Although AHIC’s Confidentiality, Privacy and Security Workgroup is still debating the exact wording, members did not take issue with the intent of the recommendation during an April 12 meeting at the Department of Health and Human Services headquarters in Washington.

A draft, labeled a working hypothesis, states that “all persons and entities that participate in an electronic health information exchange network, at a local, state, regional or nationwide level, through which individually identifiable electronic health information is stored, compiled, transmitted or accessed, should be required to meet privacy and security criteria at least equivalent to relevant HIPAA requirements.”

During the workgroup meeting, representatives from a half-dozen organizations that provide health information technology services, including three regional health information exchanges, testified that they comply with HIPAA privacy and security requirements even though the law doesn’t require them to do so.

Workgroup Chairman Kirk Nahra, a lawyer at the firm of Wiley and Rein, called the witnesses “a good sampling of the kinds of businesses that might be affected by this” recommendation.
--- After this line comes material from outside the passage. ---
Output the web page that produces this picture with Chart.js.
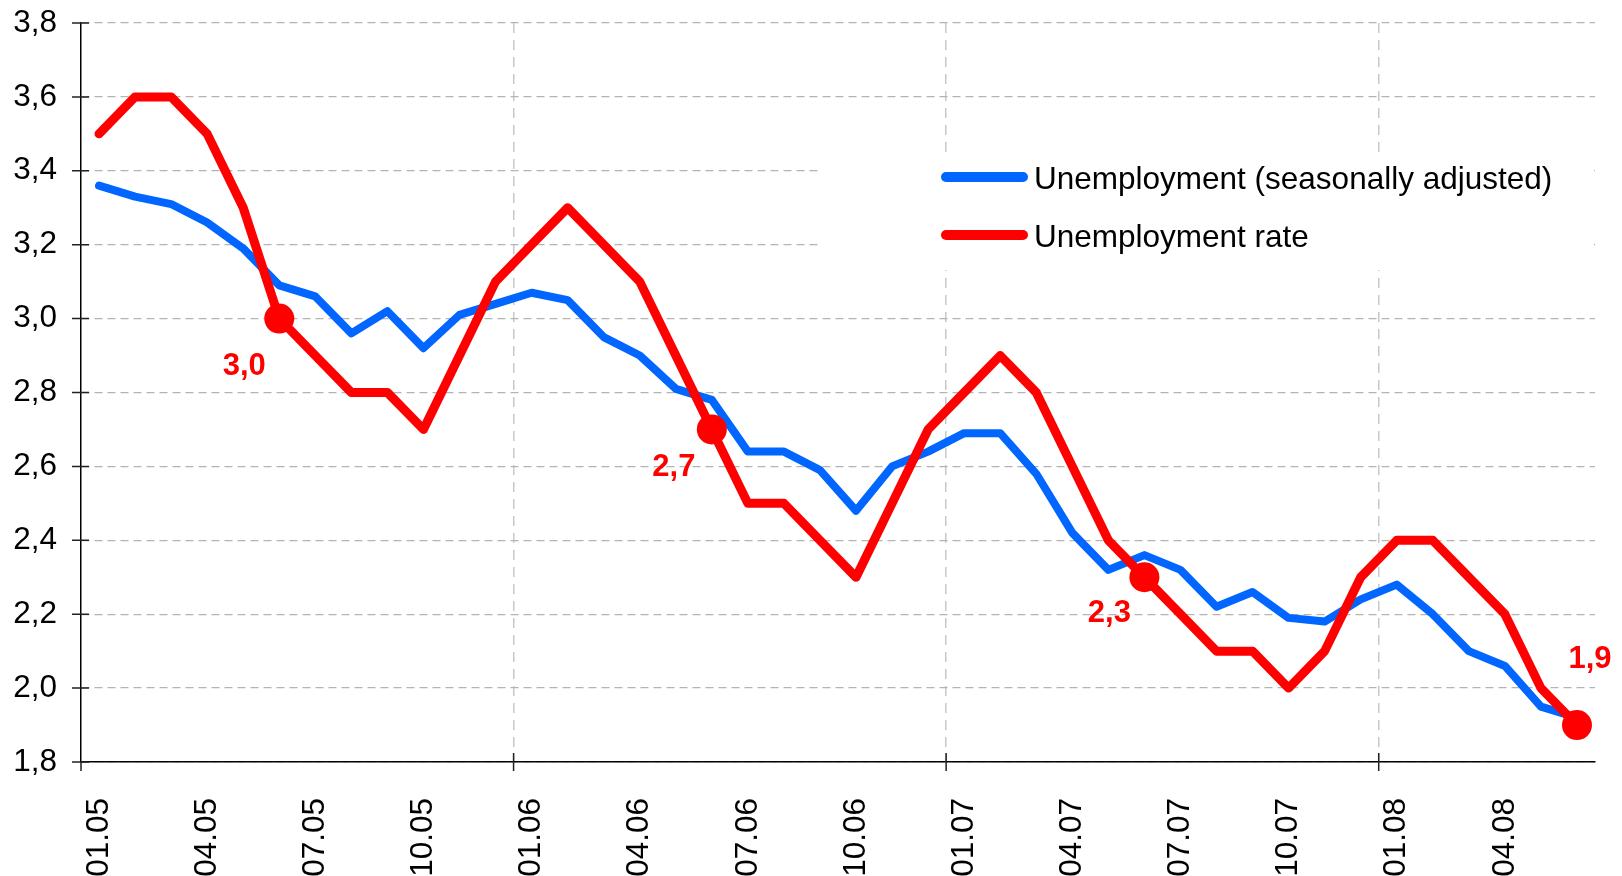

HIPAA applies only to certain covered entities, primarily health care providers and insurance companies. Some observers believe that public confidence in health information exchanges might be buttressed by extending the law to them.

Many organizations that handle individuals’ health information are somewhat covered by HIPAA because the law requires them to agree to protect the information they obtain from a covered entity. However, there is no government enforcement of these “business associate” agreements. Enforcement is supposed to occur when a covered entity sues a business associate for failure to comply with the terms of the agreement.

In addition, some organizations, such as companies offering personal health records to the public, may not be business associates of covered entities.

In an exchange, Nahra said, so many people potentially could access protected health data, “the business associate control model doesn’t work very well in that setting.”

He said he does not know how the HIPAA rules would be extended to new kinds of organizations.

Although there was general agreement that the extension would be a good idea, Steve Bernstein, a lawyer for the Massachusetts e-Health Collaborative, said it might be difficult to determine which portions of the HIPAA rules apply, given the variations among exchange organizations.

In a passing remark at a recent conference, Dr. Robert Kolodner, acting national coordinator of health IT, endorsed extending HIPAA’s applicability but said it was not yet clear how that would occur.

The Confidentiality, Privacy and Security Workgroup is a group of volunteers working with AHIC, a high-level advisory body to HHS.